With Thanksgiving Day right around the corner, you may have begun to consider what you’re going to contribute to the feast. As we all know, the day is famous for its indulgences and, for many, an annual ritual to overeat and then lounge lazily for the rest of the day watching football games, napping, and spending time with family and friends.
This holiday is a little bit of a challenge for health conscious individuals. After all, if you show up to the feast with a dressing-free salad and whole wheat dry rolls, you might be turned away at the door. And, honestly, a once-per-year day of overeating most likely isn’t going to sabotage your diet plans, though sustaining this eating behavior throughout the holiday season could lead to a few extra unwanted pounds to lose in the New Year.
The good news is that there are some simple changes you can make to your Thanksgiving plans this year that will save you some calories—without sacrificing taste or your reputation— and add some fun to your holiday.
- Eat before you indulge. Some people skip breakfast and lunch if they have a feast ahead of them, and then end up overeating later. Make sure you follow your normal eating routine. Don’t skip meals and even have a snack before you head out so you’re not starving.
- Stick to healthy portions. Stick to one plate and fill half of it with vegetables, fruit and a whole wheat roll, a quarter of it with mashed potatoes or sweet potatoes, and a quarter of it with turkey or ham. And, the more colorful your plate, the better!
- Enjoy the company of family and friends. Socialize during your meal and festivities. You can’t eat and talk at the same time—so the more conversation you enjoy, the less you’ll eat.
- Get moving. Tell everyone you’re going to take a walk after the meal and others will probably join you!

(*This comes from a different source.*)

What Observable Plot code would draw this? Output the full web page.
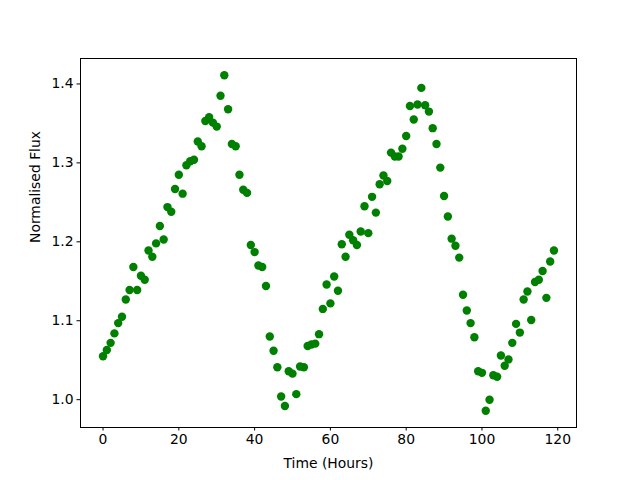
<!DOCTYPE html>
<html>
<head>
<meta charset="utf-8">
<script src="https://cdn.jsdelivr.net/npm/d3@7"></script>
<script src="https://cdn.jsdelivr.net/npm/@observablehq/plot@0.6"></script>
<style>
  html, body { margin: 0; padding: 0; background: #fff; }
</style>
</head>
<body>
<div id="chart"></div>
<script>
const hours = d3.range(0, 120);
const flux = [
  1.055, 1.063, 1.072, 1.084, 1.097, 1.105, 1.127, 1.139, 1.168, 1.139,
  1.157, 1.152, 1.189, 1.181, 1.198, 1.220, 1.203, 1.244, 1.238, 1.267,
  1.285, 1.261, 1.297, 1.302, 1.304, 1.327, 1.321, 1.353, 1.358, 1.351,
  1.346, 1.385, 1.411, 1.368, 1.324, 1.321, 1.285, 1.266, 1.262, 1.196,
  1.187, 1.170, 1.168, 1.144, 1.080, 1.062, 1.041, 1.004, 0.992, 1.036,
  1.033, 1.007, 1.042, 1.041, 1.068, 1.070, 1.071, 1.083, 1.115, 1.146,
  1.122, 1.156, 1.138, 1.197, 1.181, 1.209, 1.202, 1.196, 1.213, 1.245,
  1.211, 1.257, 1.237, 1.273, 1.284, 1.277, 1.313, 1.308, 1.308, 1.318,
  1.334, 1.372, 1.355, 1.374, 1.395, 1.373, 1.365, 1.344, 1.324, 1.294,
  1.258, 1.232, 1.204, 1.195, 1.180, 1.133, 1.113, 1.097, 1.079, 1.036,
  1.034, 0.986, 1.000, 1.031, 1.029, 1.056, 1.043, 1.051, 1.072, 1.096,
  1.085, 1.127, 1.137, 1.101, 1.149, 1.152, 1.163, 1.129, 1.175, 1.189
];
const xTicks = [0, 20, 40, 60, 80, 100, 120];
const yTicks = [1.0, 1.1, 1.2, 1.3, 1.4];
const xLabel = "Time (Hours)";
const yLabel = "Normalised Flux";

const data = hours.map((h, i) => ({hour: h, flux: flux[i]}));

const xmin = d3.min(hours), xmax = d3.max(hours);
const ymin = d3.min(flux), ymax = d3.max(flux);
const xm = (xmax - xmin) * 0.05, ym = (ymax - ymin) * 0.05;

const chart = Plot.plot({
  width: 640,
  height: 480,
  marginLeft: 80,
  marginRight: 64,
  marginTop: 58,
  marginBottom: 53,
  style: {fontFamily: "DejaVu Sans", fontSize: "13.9px", background: "#fff", color: "#000"},
  x: {domain: [xmin - xm, xmax + xm]},
  y: {domain: [ymin - ym, ymax + ym]},
  marks: [
    Plot.dot(data, {x: "hour", y: "flux", r: 4.2, fill: "#008000", stroke: "none"}),
    Plot.frame({stroke: "#000", strokeWidth: 1}),
    Plot.axisX({ticks: xTicks, tickSize: 3.5, tickPadding: 3.5, tickFormat: d3.format("d"), label: null, stroke: "#000", fill: "#000"}),
    Plot.axisY({ticks: yTicks, tickSize: 3.5, tickPadding: 3.5, tickFormat: d3.format(".1f"), label: null, stroke: "#000", fill: "#000"}),
    Plot.text([xLabel], {frameAnchor: "bottom", dy: 36, lineAnchor: "middle", fill: "#000"}),
    Plot.text([yLabel], {frameAnchor: "left", dx: -45, rotate: -90, lineAnchor: "middle", fill: "#000"})
  ]
});
document.getElementById("chart").appendChild(chart);
</script>
</body>
</html>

- Stay hydrated. Over the course of the day, sip water or alternate between water and caloric beverages. A glass of water will keep your hands occupied without piling on calories.
- Make some easy Turkey Day substitutions. For example:
- Eat the white meat without the skin instead of the dark meat with skin.
- Make your own cranberries rather than the jellied stuff.
- Cut the marshmallows on your sweet potatoes and instead add a little bit of spice.
- Skip the green bean casserole and instead, sauté some green beans.
- Choose pumpkin pie over the pecan pie for dessert.
How to Safely Cook a Turkey
To make your Thanksgiving day more healthy, it’s also important to practice safe food preparation.
If you have purchased a frozen turkey, be sure to thaw the bird adequately before cooking. There are three ways to thaw your turkey safely: in the refrigerator, in cold water and in the microwave.
- In the refrigerator (40 degrees Fahrenheit or below): Allow approximately 24 hours for every four to five pounds of bird. For example, a 12- to 16-pound turkey would require three to four days and a 16- to 20-pound bird would take four to five days to thaw.
- In cold water: Allow approximately 30 minutes per pound. A 12- to 16- pound turkey will take about six to eight hours and a 16- to 20-pound bird needs eight to 10 hours. Seal the turkey securely in plastic to make sure no water leaks in and use only cold water. Change the water every 30 minutes and cook the turkey immediately after thawing.
- In the microwave: Before buying a turkey, check your microwave owner’s manual for the size turkey that will fit in your oven, minutes per pound and power level to use for thawing. Remove all outside wrapping from the turkey, including the wire that holds the legs together. Place on a microwave-safe dish to catch any juices. Cook the turkey immediately after thawing and do not refreeze or refrigerate a raw turkey after thawing in the microwave.
Bacteria present on raw poultry can contaminate your hands, utensils, and work surfaces as you prepare the turkey. If these areas are not cleaned thoroughly before working with other foods, bacteria from the raw poultry can then be transferred to other foods. After working with raw poultry, always wash your hands, utensils, and work surfaces before they touch other foods.
Set the oven temperature no lower than 325°F and be sure the turkey is completely thawed. Place turkey breast-side up on a flat wire rack in a shallow roasting pan 2 to 2-1/2 inches deep. Check the internal temperature at the center of the stuffing and meaty portion of the breast, thigh, and wing joint using a food thermometer. Cooking times will vary. The food thermometer must reach a safe minimum internal temperature of 165°F. Let the turkey stand 20 minutes before removing all stuffing from the cavity and carving the meat.